O tráfico negreiro para o Brasil começou em 1535. Na África, os próprios chefes tribais negociavam escravos em leilões com os europeus, ou seja, africanos já escravizavam africanos muito antes da chegada dos portugueses. No Brasil, exceto mendigos, todos os brasileiros eram donos de escravos. “A compra e a venda de seres humanos eram tão comuns e naturais quanto o comércio de quaisquer outras mercadorias e produtos”, afirma Laurentino. Tanto que até ex-escravos tinham seus escravos. “Mesmo as pessoas mais pobres podiam comprar cativos, arrematados por preço muito baixo em liquidações promovidas pela Casa dos Escravos para se livrar dos estoques de africanos doentes ou com defeitos físicos”, conta o historiador A. C. Saunders”, citado por Laurentino.
Mundo afora não era diferente: “O primeiro grande traficante inglês, John Hawkins, tinha como sócia ninguém menos do que a rainha Elizabeth I, da Inglaterra, a mesma soberana que foi a mecenas do poeta William Shakespeare. Fernando, rei da Espanha, chamado de Atleta de Cristo pelo papa Alexandre VI, permitiu o transporte de escravos em larga escala para o império colonial espanhol na América. “O Brasil dos colonizadores europeus foi construído por negros, mas sempre sonhou ser um país branco. Os negros eram 'pitorescos', 'exóticos', quando não 'selvagens' ou 'pagãos' a serem salvos da barbárie pela Igreja Católica”, afirma Laurentino. Sem a mão de obra escrava, Portugal jamais teria conseguido manter sua colônia continental para explorar a cana-de-açúcar, o café e a mineração. Grande parte da população masculina portuguesa foi dizimada à època das grandes navegações, porque a mortandade era alta nas viagens. Assim, necessitava-se de muitos escravos também para bancar a subsistência doméstica de Portugal.

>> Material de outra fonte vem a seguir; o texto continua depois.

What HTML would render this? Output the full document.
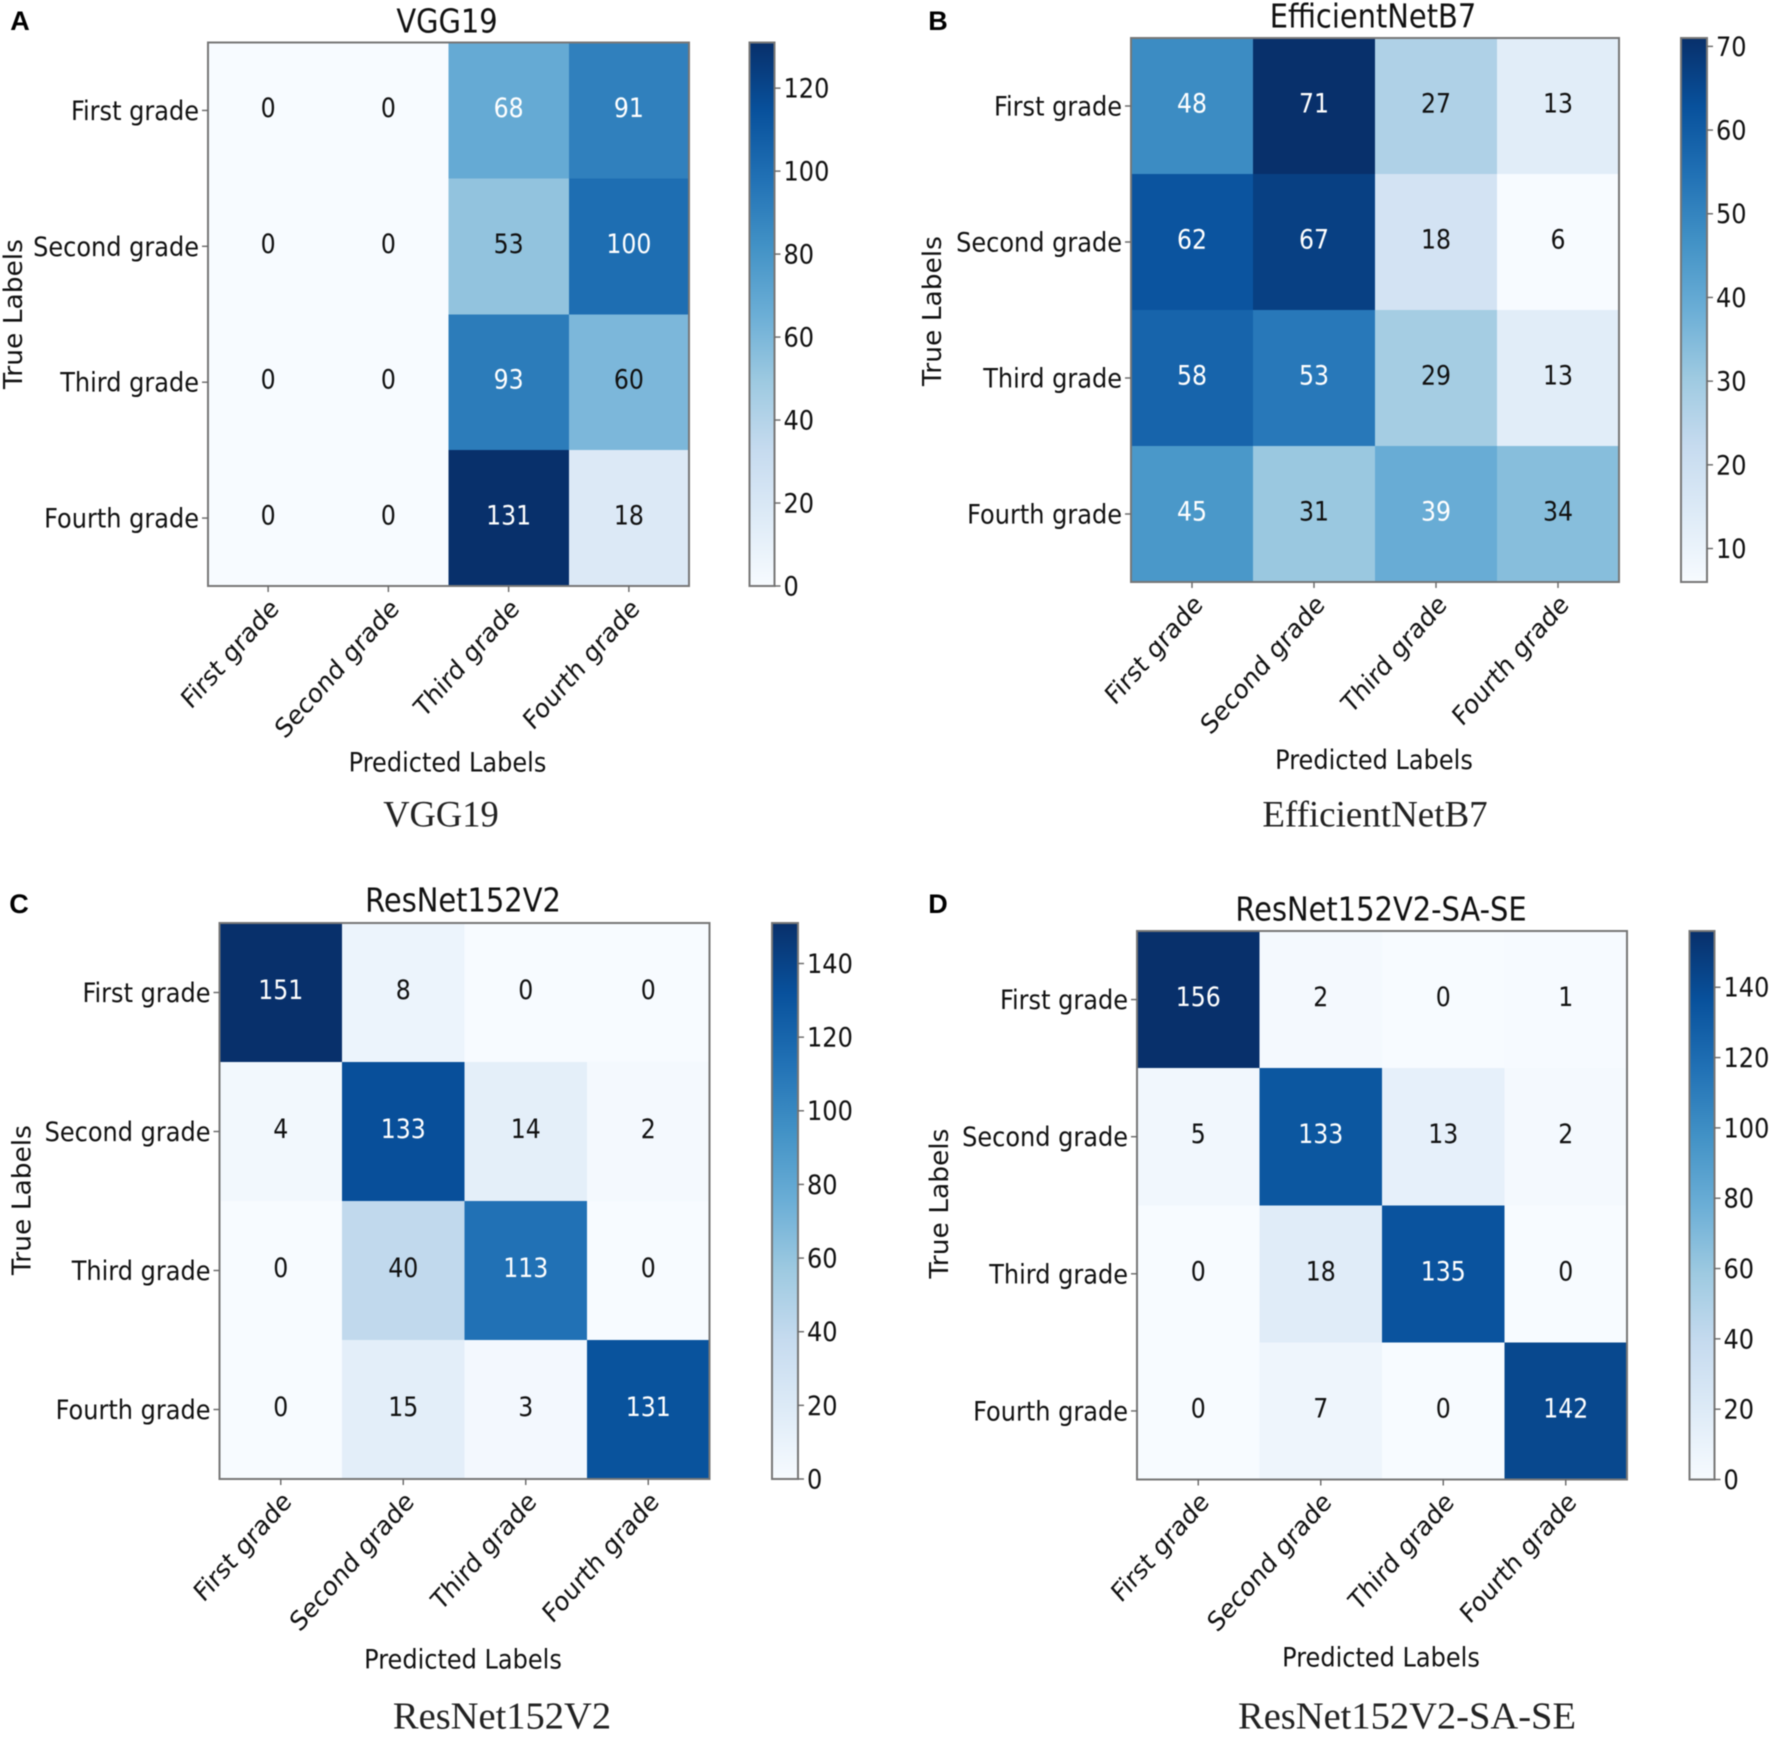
<!DOCTYPE html>
<html lang="en">
<head>
<meta charset="utf-8">
<title>Confusion matrices</title>
<style>
html,body{margin:0;padding:0;background:#fff;}
svg{display:block;filter:blur(0.55px);}
text{font-family:"DejaVu Sans",sans-serif;fill:#111;}
</style>
</head>
<body>
<svg id="figure" xmlns="http://www.w3.org/2000/svg" width="1772" height="1741" viewBox="0 0 1772 1741">
<defs>
<linearGradient id="blues-gradient" x1="0" y1="1" x2="0" y2="0"></linearGradient>
</defs>
<rect x="0" y="0" width="1772" height="1741" fill="#fff"></rect>
</svg>
<script>
// ---- data ----
const categories = ["First grade", "Second grade", "Third grade", "Fourth grade"];
const modelNames = ["VGG19", "EfficientNetB7", "ResNet152V2", "ResNet152V2-SA-SE"];
const panelLetters = ["A", "B", "C", "D"];

const valuesVgg19 = [
  [0, 0, 68, 91],
  [0, 0, 53, 100],
  [0, 0, 93, 60],
  [0, 0, 131, 18]
];
const valuesEfficientNet = [
  [48, 71, 27, 13],
  [62, 67, 18, 6],
  [58, 53, 29, 13],
  [45, 31, 39, 34]
];
const valuesResNet = [
  [151, 8, 0, 0],
  [4, 133, 14, 2],
  [0, 40, 113, 0],
  [0, 15, 3, 131]
];
const valuesResNetSaSe = [
  [156, 2, 0, 1],
  [5, 133, 13, 2],
  [0, 18, 135, 0],
  [0, 7, 0, 142]
];

const ticksVgg19 = [0, 20, 40, 60, 80, 100, 120];
const ticksEfficientNet = [10, 20, 30, 40, 50, 60, 70];
const ticksResNet = [0, 20, 40, 60, 80, 100, 120, 140];
const ticksResNetSaSe = [0, 20, 40, 60, 80, 100, 120, 140];

const bluesStops = ["#f7fbff", "#deebf7", "#c6dbef", "#9ecae1", "#6baed6", "#4292c6", "#2171b5", "#08519c", "#08306b"];

// ---- layout (page geometry only, no chart values) ----
const layouts = [
  {l:208, t:42.5, r:689, b:586, barL:749.5, barR:774.5,
   title:[447,22], ylabel:[14,314], xlabel:[447.5,763], caption:[441,814], captionSize:36.5, letter:[20,21]},
  {l:1131, t:38, r:1619, b:582, barL:1681, barR:1707,
   title:[1373,17], ylabel:[933,311], xlabel:[1374,760.5], caption:[1375,815], captionSize:37, letter:[938,21]},
  {l:219.5, t:923, r:709.5, b:1479, barL:772, barR:798,
   title:[463,901], ylabel:[22.6,1200], xlabel:[463,1660], caption:[502,1716.5], captionSize:38.5, letter:[19,904]},
  {l:1137, t:931, r:1627, b:1479.5, barL:1689.5, barR:1714.5,
   title:[1381,910], ylabel:[940,1203.5], xlabel:[1381,1658], caption:[1407,1716.5], captionSize:38.5, letter:[938,904]}
];
const panelValues = [valuesVgg19, valuesEfficientNet, valuesResNet, valuesResNetSaSe];
const panelTicks = [ticksVgg19, ticksEfficientNet, ticksResNet, ticksResNetSaSe];

// ---- helpers ----
const SVGNS = "http://www.w3.org/2000/svg";
const figure = document.getElementById("figure");
const SQUISH = 0.89; // the source plots are horizontally compressed

function mk(tag, attrs, parent) {
  const n = document.createElementNS(SVGNS, tag);
  for (const k in attrs) n.setAttribute(k, attrs[k]);
  parent.appendChild(n);
  return n;
}
function placed(x, y, rotate) {
  return "translate(" + x + "," + y + ") scale(" + SQUISH + ",1)" + (rotate ? " rotate(" + rotate + ")" : "");
}
function hexToRgb(h) {
  return [parseInt(h.slice(1, 3), 16), parseInt(h.slice(3, 5), 16), parseInt(h.slice(5, 7), 16)];
}
function blues(t) {
  const c = Math.max(0, Math.min(1, t)) * (bluesStops.length - 1);
  const i = Math.min(Math.floor(c), bluesStops.length - 2);
  const f = c - i;
  const a = hexToRgb(bluesStops[i]);
  const b = hexToRgb(bluesStops[i + 1]);
  return "rgb(" + a.map((v, k) => Math.round(v + (b[k] - v) * f)).join(",") + ")";
}

const gradient = document.getElementById("blues-gradient");
bluesStops.forEach((c, i) => {
  mk("stop", {offset: i / (bluesStops.length - 1), "stop-color": c}, gradient);
});

const SPINE = "#777";
const TICK = "#666";

function drawPanel(p) {
  const box = layouts[p];
  const values = panelValues[p];
  const ticks = panelTicks[p];
  const flat = values.flat();
  const vMin = Math.min(...flat);
  const vMax = Math.max(...flat);
  const nRows = values.length;
  const nCols = values[0].length;

  // axis functions
  const colEdge = c => box.l + (box.r - box.l) * c / nCols;
  const rowEdge = r => box.t + (box.b - box.t) * r / nRows;
  const colCenter = c => colEdge(c + 0.5);
  const rowCenter = r => rowEdge(r + 0.5);
  const norm = v => (v - vMin) / (vMax - vMin);
  const barY = v => box.b - (box.b - box.t) * norm(v);

  const g = mk("g", {}, figure);
  
  

  const letter = mk("text", {x: box.letter[0], y: box.letter[1], "text-anchor": "middle", "dominant-baseline": "central",
    style: 'font-family:"Liberation Sans",sans-serif;font-weight:700;font-size:27px;fill:#000'}, g);
  letter.textContent = panelLetters[p];
  
  

  const title = mk("text", {"text-anchor": "middle", "dominant-baseline": "central", "font-size": 32.5,
    transform: placed(box.title[0], box.title[1])}, g);
  title.textContent = modelNames[p];
  
  

  // heatmap cells
  for (let r = 0; r < nRows; r++) {
    for (let c = 0; c < nCols; c++) {
      const v = values[r][c];
      const cell = mk("rect", {x: colEdge(c), y: rowEdge(r), width: colEdge(c + 1) - colEdge(c), height: rowEdge(r + 1) - rowEdge(r),
        fill: blues(norm(v)), "shape-rendering": "crispEdges"}, g);
      
      
    }
  }
  // cell value text
  for (let r = 0; r < nRows; r++) {
    for (let c = 0; c < nCols; c++) {
      const v = values[r][c];
      const label = mk("text", {"text-anchor": "middle", "dominant-baseline": "central", "font-size": 26.5,
        transform: placed(colCenter(c), rowCenter(r) - 2.5),
        style: "fill:" + (v > vMax / 2 ? "#fff" : "#111")}, g);
      label.textContent = String(v);
      
      
    }
  }

  const frame = mk("rect", {x: box.l, y: box.t, width: box.r - box.l, height: box.b - box.t, fill: "none", stroke: SPINE, "stroke-width": 2}, g);
  
  

  // y axis
  categories.forEach((name, r) => {
    const tick = mk("line", {x1: box.l - 6, x2: box.l, y1: rowCenter(r), y2: rowCenter(r), stroke: TICK, "stroke-width": 1.4}, g);
    
    
    const t = mk("text", {"text-anchor": "end", "dominant-baseline": "central", "font-size": 27,
      transform: placed(box.l - 9, rowCenter(r) + 1)}, g);
    t.textContent = name;
    
    
  });

  // x axis
  categories.forEach((name, c) => {
    const tick = mk("line", {x1: colCenter(c), x2: colCenter(c), y1: box.b, y2: box.b + 6, stroke: TICK, "stroke-width": 1.4}, g);
    
    
    const t = mk("text", {"text-anchor": "end", "font-size": 26.6,
      transform: placed(colCenter(c) + 12, box.b + 24, -45)}, g);
    t.textContent = name;
    
    
  });

  const yTitle = mk("text", {"text-anchor": "middle", "dominant-baseline": "central", "font-size": 26.5,
    transform: "translate(" + box.ylabel[0] + "," + box.ylabel[1] + ") scale(0.97,1) rotate(-90)"}, g);
  yTitle.textContent = "True Labels";
  
  

  const xTitle = mk("text", {"text-anchor": "middle", "dominant-baseline": "central", "font-size": 27,
    transform: placed(box.xlabel[0], box.xlabel[1])}, g);
  xTitle.textContent = "Predicted Labels";
  
  

  const caption = mk("text", {x: box.caption[0], y: box.caption[1], "text-anchor": "middle", "dominant-baseline": "central",
    style: 'font-family:"Liberation Serif",serif;font-size:' + box.captionSize + 'px;fill:#222'}, g);
  caption.textContent = modelNames[p];
  
  

  // colour bar
  const bar = mk("rect", {x: box.barL, y: box.t, width: box.barR - box.barL, height: box.b - box.t, fill: "url(#blues-gradient)", stroke: SPINE, "stroke-width": 2}, g);
  
  

  ticks.forEach(v => {
    const tick = mk("line", {x1: box.barR, x2: box.barR + 6, y1: barY(v), y2: barY(v), stroke: TICK, "stroke-width": 1.4}, g);
    
    
    const t = mk("text", {"dominant-baseline": "central", "font-size": 27,
      transform: placed(box.barR + 9, barY(v) + 1)}, g);
    t.textContent = String(v);
    
    
  });
}

panelValues.forEach((_, p) => drawPanel(p));
</script>
</body>
</html>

O mesmo pode ser dito da prosperidade da Companhia de Jesus. “Desde o início, a própria igreja encontrava um consolo na escravidão. “O cativeiro daqueles africanos era a oportunidade de lhes salvar a alma, retirando-os da escuridão da barbárie e do paganismo em que se encontravam”, era o pensamento vigente.

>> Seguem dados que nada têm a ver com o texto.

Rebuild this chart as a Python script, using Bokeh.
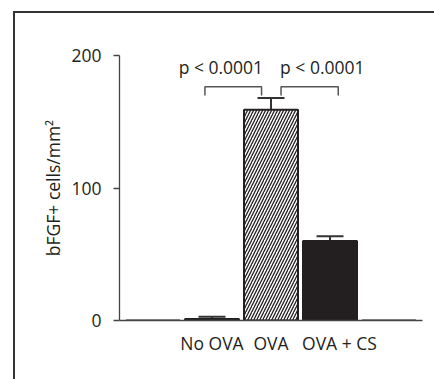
from bokeh.plotting import figure
from bokeh.models import Range1d, FixedTicker, Whisker, TeeHead, ColumnDataSource
from bokeh.core.properties import value
from bokeh.embed import file_html
from bokeh.resources import INLINE

# ---- data ----
positions = [0, 1, 2, 3, 4]
bar_values = [0, 1.2, 159, 60, 0]
bar_hatch = [" ", " ", "/", " ", " "]
bar_fill = ["white", "#231f20", "white", "#231f20", "white"]

err_pos = [1, 2, 3]
err_low = [1.2, 159, 60]
err_high = [2.8, 168, 63.5]

category_labels = ["No OVA", "OVA", "OVA + CS"]
label_pos = [1, 2, 3.16]
y_ticks = [0, 100, 200]

p_texts = ["p < 0.0001", "p < 0.0001"]
p_x = [1.15, 2.87]
p_y = [191.5, 191.5]

bracket_x0 = [0.88, 2.17]
bracket_x1 = [1.84, 3.14]
bracket_top = [176.5, 176.5]
bracket_bottom = [169.8, 169.8]

INK = "#231f20"
FONT = "Open Sans"
FS = "17.5px"

p = figure(width=434, height=379, output_backend="svg", toolbar_location=None,
           x_range=Range1d(-0.568, 4.568), y_range=Range1d(0, 200),
           min_border_left=119, min_border_right=12, min_border_top=55, min_border_bottom=59)
p.outline_line_color = None
p.xgrid.grid_line_color = None
p.ygrid.grid_line_color = None
p.background_fill_color = None
p.border_fill_color = None
# outer panel frame (only its left and top edges fall inside the picture)
p.styles = {
    "background": "linear-gradient(#333333, #333333) 13px 11px / 2px 100% no-repeat, "
                  "linear-gradient(#333333, #333333) 13px 11px / 100% 2px no-repeat, white"
}

src = ColumnDataSource(dict(x=positions, top=bar_values, hatch=bar_hatch, fill=bar_fill))
p.vbar(x="x", top="top", width=0.915, source=src, fill_color="fill", line_color=INK,
       line_width=2, hatch_pattern="hatch", hatch_color=INK, hatch_scale=6, hatch_weight=1.3)

esrc = ColumnDataSource(dict(x=err_pos, lo=err_low, hi=err_high))
p.add_layout(Whisker(base="x", lower="lo", upper="hi", source=esrc, line_color="#333333", line_width=2,
                     upper_head=TeeHead(size=27, line_color="#333333", line_width=2), lower_head=None))

xs = [[a, a, b, b] for a, b in zip(bracket_x0, bracket_x1)]
ys = [[lo, hi, hi, lo] for lo, hi in zip(bracket_bottom, bracket_top)]
p.multi_line(xs, ys, line_color="#555555", line_width=1.5)

p.text(x=p_x, y=p_y, text=p_texts, text_font=value(FONT), text_font_size=FS,
       text_align="center", text_baseline="middle", text_color=INK)

# axes
p.yaxis.ticker = FixedTicker(ticks=y_ticks, minor_ticks=[])
p.yaxis.axis_label = "bFGF+ cells/mm²"
p.yaxis.axis_label_text_font = FONT
p.yaxis.axis_label_text_font_style = "normal"
p.yaxis.axis_label_text_font_size = FS
p.yaxis.axis_label_text_color = INK
p.yaxis.axis_label_standoff = 3
p.yaxis.major_tick_out = 6
p.yaxis.major_tick_in = 0
p.yaxis.major_label_standoff = 12

p.xaxis.ticker = FixedTicker(ticks=label_pos, minor_ticks=[])
p.xaxis.major_label_overrides = {k: v for k, v in zip(label_pos, category_labels)}
p.xaxis.major_label_standoff = 4

for ax in (p.xaxis, p.yaxis):
    ax.axis_line_color = "#444444"
    ax.axis_line_width = 1.3
    ax.major_tick_line_width = 1.3
    ax.minor_tick_line_color = None
    ax.major_label_text_font = FONT
    ax.major_label_text_font_size = FS
    ax.major_label_text_color = INK
p.yaxis.major_tick_line_color = "#444444"
p.xaxis.major_tick_line_color = None

open("out.html", "w").write(file_html(p, INLINE))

Padre Vieira (1608-1697), ícone da Igreja Católica, defendia a substituição da mão de obra indígena pela africana. As fazendas da Companhia de Jesus eram tocadas por escravos, porque não havia outra mão de obra disponível. Os jesuítas mantinham escravos como poupança, que ia sendo consumida conforme a necessidade, isto é, escravos eram vendidos para pagar despesas da Igreja. A Companhia de Jesus era a maior proprietária de escravos em Angola. Santo Inácio de Loyola, fundador da Companhia, era contra a posse de cativos por missionários. O contraponto da Igreja eram as irmandades religiosas, por outro lado, que estabeleceram laços sociais e familiares para escravos reconstruírem sua vida.

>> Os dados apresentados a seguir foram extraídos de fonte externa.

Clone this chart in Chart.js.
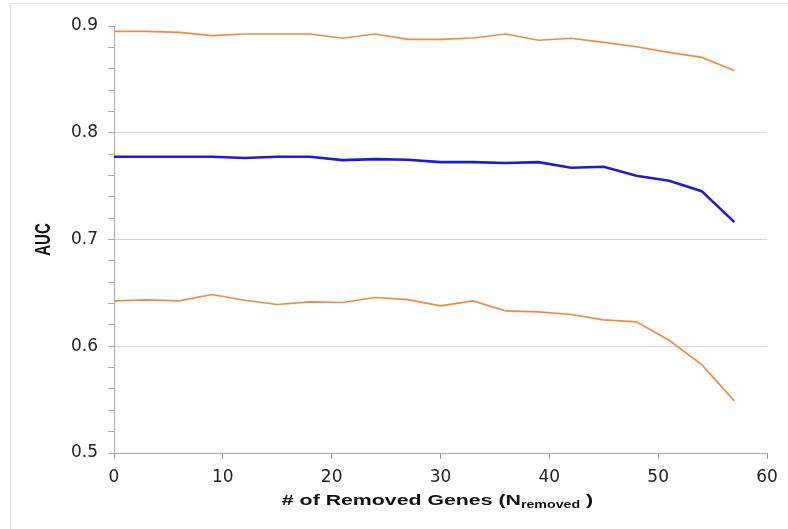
<!DOCTYPE html>
<html>
<head>
<meta charset="utf-8">
<script src="https://cdn.jsdelivr.net/npm/chart.js@4.4.1/dist/chart.umd.min.js"></script>
<style>
  html, body { margin: 0; padding: 0; background: #fff; overflow: hidden; }
  #wrap { position: relative; width: 788px; height: 529px; }
  #frame { position: absolute; left: 10px; top: 3px; width: 900px; height: 700px;
           border: 1px solid #e2e2e2; box-sizing: border-box; }
  canvas { position: absolute; left: 0; top: 0; }
</style>
</head>
<body>
<div id="wrap">
  <div id="frame"></div>
  <canvas id="myChart" width="788" height="529"></canvas>
</div>
<script>
// genes removed (x) and AUC values
const removed = [0, 3, 6, 9, 12, 15, 18, 21, 24, 27, 30, 33, 36, 39, 42, 45, 48, 51, 54, 57];
const upperAUC = [0.895, 0.895, 0.894, 0.891, 0.8925, 0.8925, 0.8925, 0.8885, 0.8925, 0.8875,
                  0.8875, 0.8887, 0.8925, 0.8866, 0.8885, 0.8847, 0.8806, 0.8753, 0.8706, 0.8584];
const meanAUC = [0.7775, 0.7775, 0.7775, 0.7775, 0.7763, 0.7775, 0.7775, 0.7744, 0.7753, 0.7747,
                 0.7725, 0.7725, 0.7716, 0.7725, 0.7672, 0.7681, 0.7597, 0.755, 0.7453, 0.7163];
const lowerAUC = [0.6425, 0.6434, 0.6425, 0.6484, 0.6431, 0.6391, 0.6416, 0.641, 0.6456, 0.6437,
                  0.6378, 0.6425, 0.6331, 0.6322, 0.6297, 0.6247, 0.6228, 0.6056, 0.5827, 0.5488];
const majorTicks = [0.5, 0.6, 0.7, 0.8, 0.9];

const FONT = '"DejaVu Sans", "Liberation Sans", Arial, sans-serif';
const BOLD = 'bold 15px "Liberation Sans", Arial, sans-serif';
const STRETCH = 1.42; // the original picture is stretched sideways

function toPoints(ys) {
    return removed.map((x, i) => ({ x: x, y: ys[i] }));
}

function isMajor(v) {
    return majorTicks.some(m => Math.abs(m - v) < 1e-6);
}

// axis titles: x title has a subscript, both drawn a bit wide like the original
const titlePlugin = {
    id: 'axisTitles',
    afterDraw(chart) {
        const ctx = chart.ctx;
        const area = chart.chartArea;
        const small = 'bold 10px "Liberation Sans", Arial, sans-serif';
        const parts = [
            { t: '# of Removed Genes (N', f: BOLD, dy: 0 },
            { t: 'removed', f: small, dy: 4 },
            { t: ' )', f: BOLD, dy: 0 }
        ];
        ctx.save();
        ctx.fillStyle = '#111';
        ctx.textBaseline = 'middle';
        ctx.textAlign = 'left';
        let total = 0;
        parts.forEach(p => { ctx.font = p.f; p.w = ctx.measureText(p.t).width; total += p.w; });
        const cx = (area.left + area.right) / 2 - 3;
        ctx.translate(cx, 501);
        ctx.scale(STRETCH, 1);
        let x = -total / 2;
        parts.forEach(p => {
            ctx.font = p.f;
            ctx.fillText(p.t, x, p.dy);
            x += p.w;
        });
        ctx.restore();

        ctx.save();
        ctx.fillStyle = '#111';
        ctx.font = BOLD;
        ctx.textAlign = 'center';
        ctx.textBaseline = 'middle';
        ctx.translate(44, (area.top + area.bottom) / 2);
        ctx.rotate(-Math.PI / 2);
        ctx.scale(1, STRETCH);
        ctx.fillText('AUC', 0, 0);
        ctx.restore();
    }
};

const ctx = document.getElementById('myChart').getContext('2d');
new Chart(ctx, {
    type: 'line',
    data: {
        datasets: [
            { label: 'Upper', data: toPoints(upperAUC), borderColor: '#ef8a45', borderWidth: 1.6 },
            { label: 'Mean', data: toPoints(meanAUC), borderColor: '#1c1cd6', borderWidth: 2.6 },
            { label: 'Lower', data: toPoints(lowerAUC), borderColor: '#ef8a45', borderWidth: 1.6 }
        ]
    },
    options: {
        responsive: false,
        animation: false,
        layout: { padding: { left: 0, right: 21, top: 26, bottom: 0 } },
        elements: { point: { radius: 0 }, line: { tension: 0, fill: false } },
        plugins: { legend: { display: false }, tooltip: { enabled: false } },
        scales: {
            x: {
                type: 'linear',
                min: 0,
                max: 60,
                ticks: {
                    stepSize: 10,
                    padding: 8,
                    color: '#222',
                    font: { family: FONT, size: 17 }
                },
                grid: { drawOnChartArea: false, tickLength: 6, tickColor: '#999' },
                border: { color: '#aaa' },
                afterFit(scale) { scale.height = 76; }
            },
            y: {
                min: 0.5,
                max: 0.9,
                ticks: {
                    stepSize: 0.02,
                    autoSkip: false,
                    padding: 10,
                    color: '#222',
                    font: { family: FONT, size: 17 },
                    callback: v => isMajor(v) ? v.toFixed(1) : ''
                },
                grid: {
                    tickLength: 6,
                    tickColor: '#aaa',
                    color: c => (c.tick && isMajor(c.tick.value) && c.tick.value > 0.55 && c.tick.value < 0.85) ? '#d8d8d8' : 'rgba(0,0,0,0)'
                },
                border: { color: '#aaa' },
                afterFit(scale) { scale.width = 114; }
            }
        }
    },
    plugins: [titlePlugin]
});
</script>
</body>
</html>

Nem o Iluminismo, referência ocidental de ideais libertários, escapou ao tráfico de pessoas. “Na filosofia, diversos pensadores iluministas sustentaram a ideia de que o negro seria naturalmente inferior ao branco”, lembra Laurentino, caso de David Hume, um dos mais respeitáveis filósofos britânicos do século 18. Caso também de Voltaire, um dos ideólogos da Revolução Francesa, e dos alemães Kant e Hegel. Era comum tratar o negro como um ser humano inferior. Anacronismo à parte, essa continua sendo uma triste realidade no Brasil contemporâneo.